# start of Information provided

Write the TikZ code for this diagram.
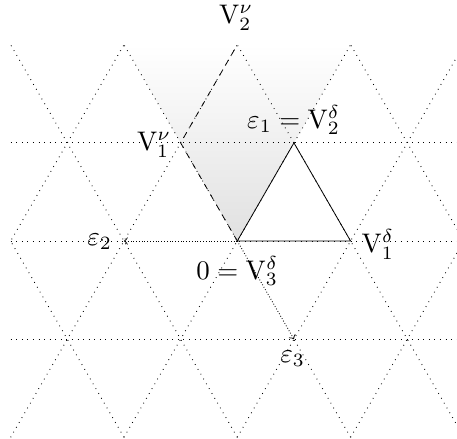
\documentclass[tikz,border=0pt]{standalone}
\usetikzlibrary{calc}
\begin{document}
\begin{tikzpicture}[x=2cm,y=2cm,
  lat/.style={dash pattern=on 0.4pt off 2.4pt, line width=0.45pt},
  lbl/.style={inner sep=0pt, scale=1.35}]
\def\hh{0.8660254}
\useasboundingbox (-2.094,-1.739) rectangle (1.939,2.127);
% points
\coordinate (O) at (0,0);
\coordinate (V1d) at (1,0);
\coordinate (e1) at (0.5,\hh);
\coordinate (e2) at (-1,0);
\coordinate (e3) at (0.5,-\hh);
\coordinate (V1n) at (-0.5,\hh);
\coordinate (V2n) at (0,2*\hh);
\coordinate (Ltop) at (-1,2*\hh);
\coordinate (Rtop) at (1,2*\hh);
% shaded cone
\shade[top color=white,bottom color=black!12] (O) -- (Ltop) -- (Rtop) -- cycle;
% lattice
\begin{scope}
\clip (-2,-2*\hh) rectangle (2,2*\hh);
\foreach \k in {-1,0,1} \draw[lat] (-2,\k*\hh) -- (2,\k*\hh);
\foreach \k in {-4,...,4} {
  \draw[lat] (\k-1,-2*\hh) -- (\k+1,2*\hh);
  \draw[lat] (\k+1,-2*\hh) -- (\k-1,2*\hh);
}
\end{scope}
% arrows
\draw[lat,->] (O) -- (e2);
\draw[lat,->] (O) -- (e3);
% triangle
\draw (O) -- (V1d) -- (e1) -- cycle;
% dashed
\draw[dashed] (O) -- (V1n) -- (V2n);
% labels
\node[lbl] (lV2n) at (-0.01,1.97) {$\mathrm{V}^{\nu}_{2}$};
\node[lbl] (le1) at (0.497,1.068) {$\varepsilon_1 = \mathrm{V}^{\delta}_{2}$};
\node[lbl] (lV1n) at (-0.735,0.85) {$\mathrm{V}^{\nu}_{1}$};
\node[lbl] (le2) at (-1.215,-0.01) {$\varepsilon_2$};
\node[lbl] (lO) at (0,-0.265) {$0 = \mathrm{V}^{\delta}_{3}$};
\node[lbl] (lV1d) at (1.24,-0.03) {$\mathrm{V}^{\delta}_{1}$};
\node[lbl] (le3) at (0.488,-1.04) {$\varepsilon_3$};
\end{tikzpicture}
\end{document}
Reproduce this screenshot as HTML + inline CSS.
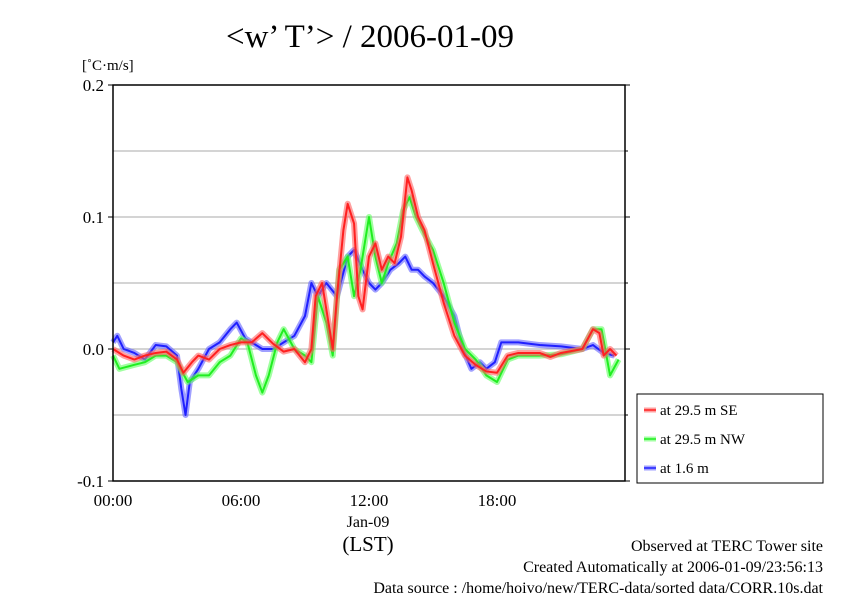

# end of Information provided

-- Work to complete --
Isolate the lines that hold the word "this" and copy all of them.

-- Response --
Write the TikZ code for this diagram.
Reproduce this screenshot as HTML + inline CSS.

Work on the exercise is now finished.